El vagón expele tres chavalucos que buscan un parque donde brindar con sus litronas por unas pellas de soslayo que se han marcado en el instituto donde nadie les va a echar de menos. En su lugar, sube un ejecutivo destronado que aún no sabe que está en el paro, un caballero andante que busca desesperadamente un molino de viento al que poder hincar el diente y un jubilado con carpeta de cartulina al que se le ha olvidado subirse la bragueta. Dos muchachas cuchichean en un rincón; aspiran a ser mañana princesas a tiempo parcial si encuentran una esquina libre en Montera. Y el carterista de turno ha dado con hueso al robarle la billetera a un rumano que jamás ha visto un billete, ni aunque sea de metro.
— Atención; estación en curva. Al bajar, tengan cuidado para no meter el pie entre coche y arcén — dice una voz engolada que estira las palabras deleitándose en su frase como si fuera un espontáneo en Las Ventas durante sus tres minutos de gloria.
Esta línea no tiene parada en el futuro. Este tren no tiene conexión con el porvenir. Esta parada no tiene portero que la ataje. Esta mañana no tiene fin. De algún modo que ignoro, la lluvia ha conseguido calar hasta las catacumbas de Metropolitano. El abismo esconde criaturas feroces. Las zarpas siempre hambrientas de las raíces sedientas de la ciudad estiran sus dedos y arañan con sus garras afiladas el lateral del vagón a su paso. Un chirrido metálico recorre las venas desde la boca del lobo y hiela la sangre de los pocos que quedan despiertos.
Las tinieblas se rompen cada ochocientos metros. La siguiente parada es un escaparate en el que cientos de cuerpos exhiben su desesperación mojada en salmuera. A una señal, el ejecutivo y la peluquera bajan al unísono. Sus dos palmos cuadrados son ocupados por un parroquiano orondo vestido en chándal del glorioso que sube dubitativo. Aparenta no saber a dónde se dirige. Vaya novedad; como si alguien lo supiera dentro de este patético mundo de hojalata y relleno de pavo.
— TE ODIO. TE ODIO, ¿ME OYES? NO-TE-QUIERO-VOLVER-A-VER. Pero vamos a ver, ¿por qué me sigues? No te conozco, no se quien eres, no te he visto nunca, ¿qué cojones quieres de mí? ¿Qué, dime?
La ruta continua. La estación término es sólo un punto y seguido en la ruta hacia el Averno. En cada estación, el metro entrega puntualmente la ración diaria de carne y destinos que la gran ciudad necesita para alimentarse. Engulle sus almas y escupe a un lado las cabezas, que le dan ardor. Sus intestinos rugen y piden mas viandas, mas sustancia, mas pasajeros. Siempre quiere más. Insaciable como un carpanta en cuaresma. Nunca tiene bastante.

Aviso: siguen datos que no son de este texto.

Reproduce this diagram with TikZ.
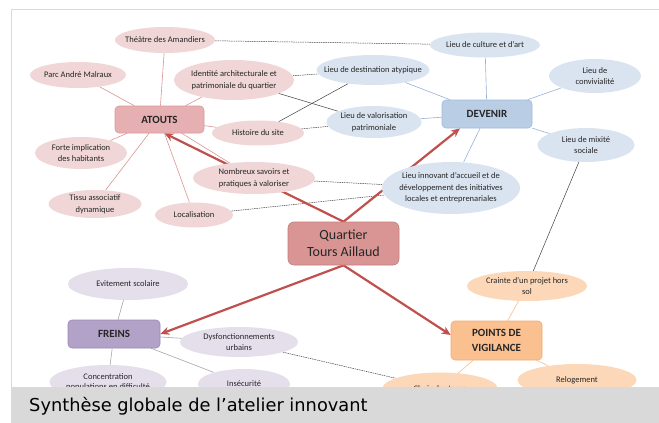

Navajas sin filo, calvas grasientas, piercings infectados, anteojos remendados con esparadrapo, zapatillas de deportes, amores imposibles, carteras de valores, apuestas desesperadas, estraperlo de currículums vitaes, cartones de Don Simon, tickets sin valor, bolsas de la compra semivacías, colillas aplastadas, vidas que arrastra la brisa, besos que algún día alguien se cobrará, chicles de menta ácida, sujetadores mal abrochados, corbatas de seda, mochilas sin libros ni deportes, smartphones sin cobertura, bolsas de marihuana.
Vidas enlatadas. Metros que no avanzan. Libros que se acaban. Calendarios que caducan. Epitafios graffiteados con prisa. Estaciones con nombres rimbombantes. Transporte de sueños imposibles. Aletargamiento de conciencias que han bajado los brazos. Y el pasajero de la gabardina, que se arrima lascivamente a la matrona desconfiada.
— ¿Me lo vas a decir? ¿Qué quieres de mí? ¿Por qué me sigues a todas partes? ¿Quien demonios eres? ¿Cómo te llamas?
— Mi nombre es Madrid — le contestó, al fin, el espejo.
Y el metro arrancó con una sacudida y se perdió para siempre en las tinieblas de su eterno viaje a ninguna parte.